Когда Марло писал текст для своего «Мефистофеля», имя этого духа не нуждалось в пояснении. Для создания характера Марло не требовалось ничего, кроме признания самого духа о том, кто его хозяин: «Я лишь слуга смиренный Люцифера». Когда в XVIII веке к этой теме обратился Гёте, он описал Мефистофеля как «дух отрицания». Кстати, в поэме Гёте нет упоминания о Люцифере – потому, что дьяволом оказался сам Мефистофель{172}.
Это истинно драматическое развитие.

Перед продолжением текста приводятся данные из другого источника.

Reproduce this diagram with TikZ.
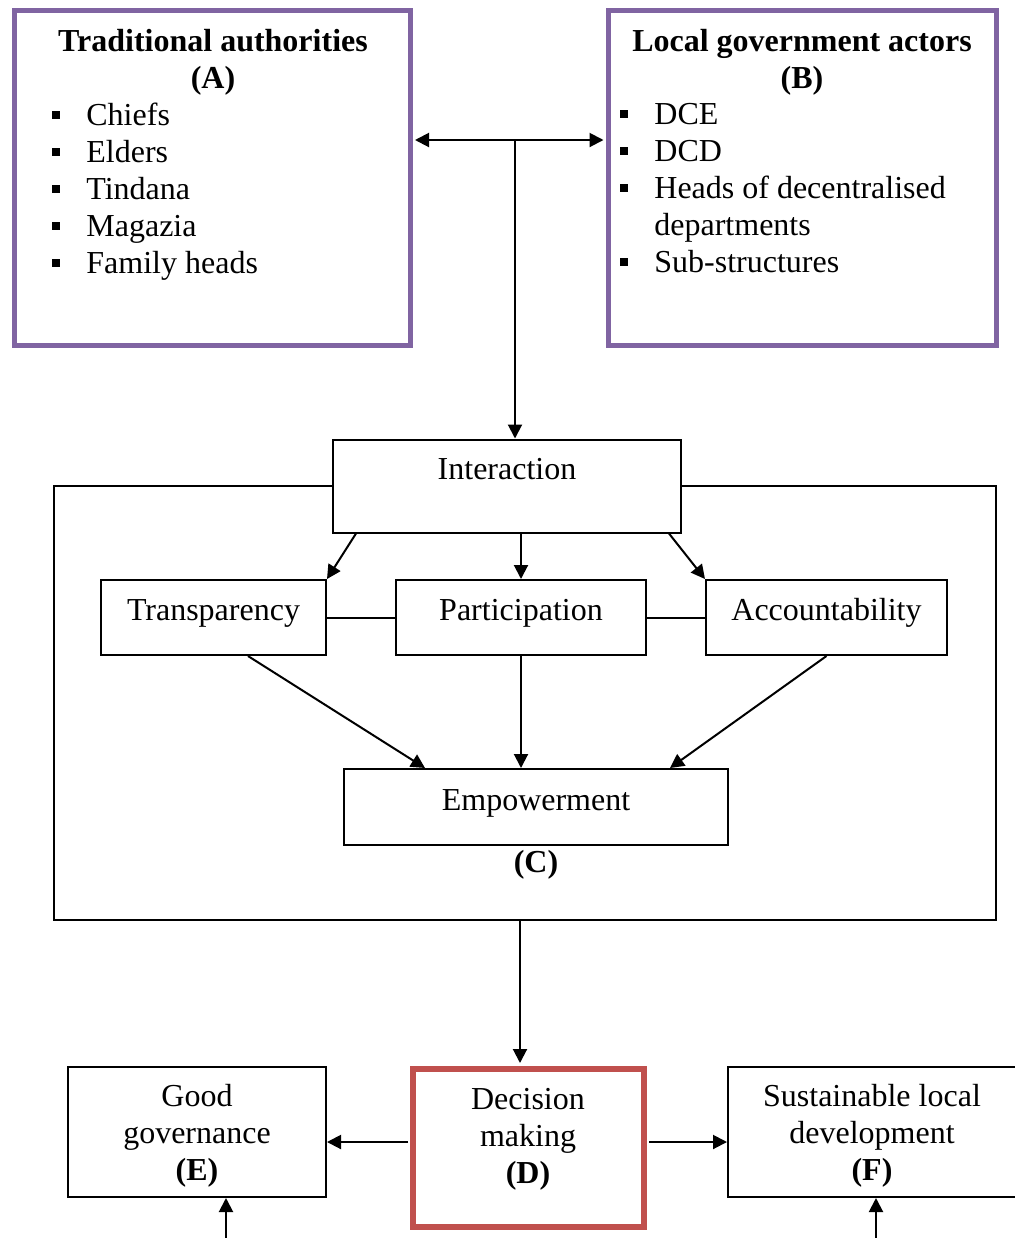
\documentclass[tikz,border=0pt]{standalone}
\usepackage{fontspec}
\setmainfont{Liberation Serif}
\usetikzlibrary{arrows.meta,calc}
\definecolor{actorpurple}{RGB}{128,100,162}
\definecolor{decisionred}{RGB}{192,80,77}
\newcommand{\sqitem}{\makebox[17pt][l]{\rule[3.5pt]{4pt}{4pt}}}
\newcommand{\sqskip}{\makebox[17pt][l]{}}
\begin{document}
\begin{tikzpicture}[
    x=0.5pt, y=-0.5pt,
    font=\fontsize{16}{18.5}\selectfont,
    >={Triangle[length=7pt,width=7pt]},
    actor/.style={
      draw=actorpurple,
      line width=2.5pt,
      minimum height=167.5pt
    },
    factor/.style={
      draw,
      line width=1pt,
      fill=white,
      text height=10.6pt,
      text depth=8pt,
      minimum height=37.5pt
    },
    outcome/.style={
      draw,
      line width=1pt,
      minimum height=65pt
    },
    blocktext/.style={
      inner sep=0pt,
      align=center
    },
    listtext/.style={
      inner sep=0pt,
      align=left,
      anchor=north west
    }
  ]
    \useasboundingbox (0,0) rectangle (1015,1238);

    % actors
    \node[actor, minimum width=197.75pt] (trad) at (212.25,177.5) {};
    \node[actor, minimum width=193.75pt] (local) at (802.25,177.5) {};
    \node[blocktext, font=\fontsize{16}{18.5}\selectfont\bfseries] (tradtitle) at (213,62.5) {Traditional authorities\\(A)};
    \node[blocktext, font=\fontsize{16}{18.5}\selectfont\bfseries] (localtitle) at (802,62.5) {Local government actors\\(B)};
    \node[listtext] (tradlist) at (52,103) {\sqitem Chiefs\\\sqitem Elders\\\sqitem Tindana\\\sqitem Magazia\\\sqitem Family heads};
    \node[listtext] (locallist) at (620,103) {\sqitem DCE\\\sqitem DCD\\\sqitem Heads of decentralised\\\sqskip departments\\\sqitem Sub-structures};

    % process (C)
    \node[draw, line width=1pt, minimum width=471pt, minimum height=217pt] (process) at (525,703) {};
    \node[factor, minimum width=174pt, minimum height=46.5pt, text depth=17.6pt] (interaction) at (507,486) {Interaction};
    \node[factor, minimum width=112.5pt] (transp) at (213.5,617.5) {Transparency\hspace{4pt}};
    \node[factor, minimum width=125pt] (partic) at (521,617.5) {Participation};
    \node[factor, minimum width=120.5pt] (account) at (826.5,617.5) {Accountability\hspace{5pt}};
    \node[factor, minimum width=192pt, minimum height=38pt, text depth=7.6pt] (empower) at (536,807) {Empowerment};
    \node[blocktext, font=\fontsize{16}{18.5}\selectfont\bfseries] (clabel) at (536,865) {(C)};

    % outcomes
    \node[draw=decisionred, line width=3pt, minimum width=115.5pt, minimum height=79pt] (decision) at (528.5,1148) {};
    \node[outcome, minimum width=129pt] (good) at (197,1132) {};
    \node[outcome, minimum width=144pt] (sustain) at (872,1132) {};
    \node[blocktext] (decisiontext) at (528,1139) {Decision\\making\\\textbf{(D)}};
    \node[blocktext] (goodtext) at (197,1136) {Good\\governance\\\textbf{(E)}};
    \node[blocktext] (sustaintext) at (872,1136) {Sustainable local\\development\\\textbf{(F)}};

    \coordinate (split) at (515,140);
    \coordinate (dleft) at ([yshift=3pt]decision.west);
    \coordinate (dright) at ([yshift=3pt]decision.east);
    \coordinate (goodin) at (226,1250);
    \coordinate (sustainin) at (876,1250);

    \path[line width=1pt]
      (trad.east |- split) edge[<->, shorten <=1.25pt, shorten >=1.25pt] (local.west |- split)
      (split) edge[->] (split |- interaction.north)
      ([xshift=12pt]interaction.south west) edge[->] (transp.north east)
      (partic.north |- interaction.south) edge[->] (partic.north)
      ([xshift=-6.5pt]interaction.south east) edge[->] (account.north west)
      (transp.east) edge (partic.west)
      (partic.east) edge (account.west)
      ([xshift=17.25pt]transp.south) edge[->] ([xshift=-55.5pt]empower.north)
      (partic.south) edge[->] (partic.south |- empower.north)
      (account.south) edge[->] ([xshift=67pt]empower.north)
      ([xshift=-2.5pt]process.south) edge[->, shorten >=1.5pt] ([xshift=-2.5pt]process.south |- decision.north)
      (dleft) edge[->, shorten <=1pt] (dleft -| good.east)
      (dright) edge[->, shorten <=1pt] (dright -| sustain.west)
      (goodin) edge[->] (goodin |- good.south)
      (sustainin) edge[->] (sustainin |- sustain.south);
  \end{tikzpicture}
\end{document}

Демонический подмастерье, будь он хоть слугой, хоть «князем», впечатляет театральную или читающую публику гораздо меньше, чем сам дьявол. Впрочем, здесь кроется явная ошибка. Дело в том, что руководство по магии «Кодекс 849» предусматривало собственные процедуры для заклинания Сатаны – и это не исключение. Известна ещё одна хранящаяся в Праге немецкая рукопись XV века, дающая пример относительно короткого и непосредственного обращения к дьяволу{173}. Если Фауст действительно намеревался вызвать дьявола, у него хватало вариантов для выбора заклинания. Если верить легенде, вместо дьявола Фауст избрал Мефистофеля. Очевидно, у него были причины.